Par ailleurs, interrogés sur les facteurs leur faisant craindre l’avenir, 81 % des jeunes évoquent « l’extrémisme et le terrorisme mondial », à l’instar de nombreux autres pays. L’on peut supposer que de tels sujets de préoccupation pourraient rendre plus probable le soutien pour des positions politiques extrêmes.

Toutefois, l’on constate que la plupart des jeunes Français ne virent pas à droite concernant les questions sociales : notre enquête a montré qu’ils avaient des opinions plus progressistes que la moyenne au sujet du mariage entre personnes de même sexe, de l’égalité des sexes et de l’avortement médicalisé.

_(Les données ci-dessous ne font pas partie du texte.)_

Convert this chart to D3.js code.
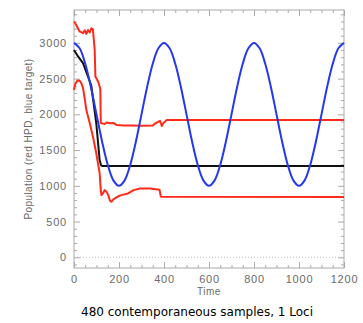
<!DOCTYPE html>
<html>
<head>
<meta charset="utf-8">
<script src="https://cdn.jsdelivr.net/npm/d3@7"></script>
<style>
    body { margin: 0; background: #fff; }
    svg { display: block; }
    .tick text { fill: #6a6a6a; font-family: "Liberation Sans", Arial, sans-serif; font-size: 11px; letter-spacing: 0.8px; }
    .tick line { stroke: #aaa; }
</style>
</head>
<body>
<svg id="chart" width="363" height="323"></svg>
<script>
// ticks
const timeTicks = [0, 200, 400, 600, 800, 1000, 1200];
const popTicks = [0, 500, 1000, 1500, 2000, 2500, 3000];

// blue target (sampled every 25 time units)
const targetTime = [0, 25, 50, 75, 100, 125, 150, 175, 200, 225, 250, 275, 300, 325, 350, 375,
    400, 425, 450, 475, 500, 525, 550, 575, 600, 625, 650, 675, 700, 725, 750, 775,
    800, 825, 850, 875, 900, 925, 950, 975, 1000, 1025, 1050, 1075, 1100, 1125, 1150, 1175, 1200];
const targetPop = [3000, 2924, 2707, 2383, 2000, 1617, 1293, 1076, 1000, 1076, 1293, 1617, 2000, 2383, 2707, 2924,
    3000, 2924, 2707, 2383, 2000, 1617, 1293, 1076, 1000, 1076, 1293, 1617, 2000, 2383, 2707, 2924,
    3000, 2924, 2707, 2383, 2000, 1617, 1293, 1076, 1000, 1076, 1293, 1617, 2000, 2383, 2707, 2924, 3000];

// black estimate
const estTime = [0, 18, 40, 62, 77, 84, 99, 114, 120, 125, 300, 600, 900, 1200];
const estPop = [2900, 2810, 2716, 2530, 2400, 2230, 1874, 1360, 1290, 1278, 1276, 1277, 1278, 1278];

// red HPD upper
const upperTime = [0, 10, 25, 40, 48, 55, 62, 70, 77, 84, 92, 95, 107, 114, 117, 119, 130, 136, 145, 160,
    175, 190, 220, 260, 300, 350, 360, 382, 390, 397, 412, 1200];
const upperPop = [3300, 3250, 3160, 3135, 3175, 3125, 3180, 3145, 3205, 3190, 2900, 2530, 2460, 2390, 2350, 1880,
    1870, 1865, 1885, 1875, 1880, 1850, 1845, 1845, 1840, 1845, 1870, 1910, 1837, 1880, 1920, 1920];

// red HPD lower
const lowerTime = [0, 5, 15, 25, 32, 40, 48, 55, 70, 84, 99, 114, 119, 122, 130, 136, 145, 152, 160, 166,
    175, 181, 195, 210, 240, 265, 293, 338, 380, 386, 1200];
const lowerPop = [2340, 2420, 2475, 2470, 2440, 2370, 2210, 2060, 1875, 1690, 1455, 1175, 940, 870, 900, 940,
    915, 870, 790, 776, 810, 823, 850, 870, 893, 940, 963, 963, 945, 848, 845];

const svg = d3.select('#chart');
const x = d3.scaleLinear().domain([0, 1200]).range([74, 344]);
const y = d3.scaleLinear().domain([-150, 3460]).range([268, 10]);

const xMinor = d3.range(50, 1200, 50).filter(function(d) { return d % 200 !== 0; });
const yMinor = d3.range(-100, 3460, 100).filter(function(d) { return d % 500 !== 0; });

function axis(gen, tr, values, size, labels) {
    const g = svg.append('g').attr('transform', tr)
        .call(gen.tickValues(values).tickSize(size).tickPadding(7)
            .tickFormat(labels ? d3.format('d') : ''));
    g.select('.domain').remove();
    return g;
}

// all four sides carry inward ticks, labels only left and bottom
axis(d3.axisBottom(x), 'translate(0,268)', timeTicks, -6, true);
axis(d3.axisBottom(x), 'translate(0,268)', xMinor, -3, false);
axis(d3.axisTop(x), 'translate(0,10)', timeTicks, -6, false);
axis(d3.axisTop(x), 'translate(0,10)', xMinor, -3, false);
axis(d3.axisLeft(y), 'translate(74,0)', popTicks, -6, true);
axis(d3.axisLeft(y), 'translate(74,0)', yMinor, -3, false);
axis(d3.axisRight(y), 'translate(344,0)', popTicks, -6, false);
axis(d3.axisRight(y), 'translate(344,0)', yMinor, -3, false);

// frame
svg.append('rect')
    .attr('x', x(0)).attr('y', y(3460))
    .attr('width', x(1200) - x(0)).attr('height', y(-150) - y(3460))
    .attr('fill', 'none').attr('stroke', '#aaa');

// dotted zero line
svg.append('line')
    .attr('x1', x(0)).attr('x2', x(1200))
    .attr('y1', y(0)).attr('y2', y(0))
    .attr('stroke', '#bbb').attr('stroke-dasharray', '1,2');

function series(times, pops, color, curve) {
    const line = d3.line()
        .x(function(d) { return x(d[0]); })
        .y(function(d) { return y(d[1]); })
        .curve(curve);
    svg.append('path')
        .datum(d3.zip(times, pops))
        .attr('d', line)
        .attr('fill', 'none')
        .attr('stroke', color)
        .attr('stroke-width', 2)
        .attr('stroke-linejoin', 'round');
}

series(upperTime, upperPop, '#ff2a1a', d3.curveLinear);
series(lowerTime, lowerPop, '#ff2a1a', d3.curveLinear);
series(estTime, estPop, '#111', d3.curveLinear);
series(targetTime, targetPop, '#2438f0', d3.curveCatmullRom);

// labels
svg.append('text')
    .attr('x', 209).attr('y', 295)
    .attr('text-anchor', 'middle')
    .attr('fill', '#6a6a6a')
    .style('font', '10px "Liberation Sans", Arial, sans-serif')
    .style('letter-spacing', '0.5px')
    .text('Time');

svg.append('text')
    .attr('transform', 'translate(32,139) rotate(-90)')
    .attr('text-anchor', 'middle')
    .attr('fill', '#6a6a6a')
    .style('font', '10px "Liberation Sans", Arial, sans-serif')
    .style('letter-spacing', '0.4px')
    .text('Population (red HPD, blue target)');

svg.append('text')
    .attr('x', 197).attr('y', 316)
    .attr('text-anchor', 'middle')
    .attr('fill', '#000')
    .style('font', '12px "DejaVu Sans", sans-serif')
    .text('480 contemporaneous samples, 1 Loci');
</script>
</body>
</html>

Si le tableau qui en résulte est donc grave, il n’en est pas moins optimiste pour M. Macron : le succès du président dans la lutte contre les extrêmes dépendra de sa capacité à affronter les problèmes conduisant les gens à un vote protestataire. Pour remporter les prochaines élections, il devra montrer que les problèmes économiques de la France peuvent être résolus, et de quelle manière y parvenir. Mais il devra aussi s’efforcer de redonner confiance aux jeunes Français.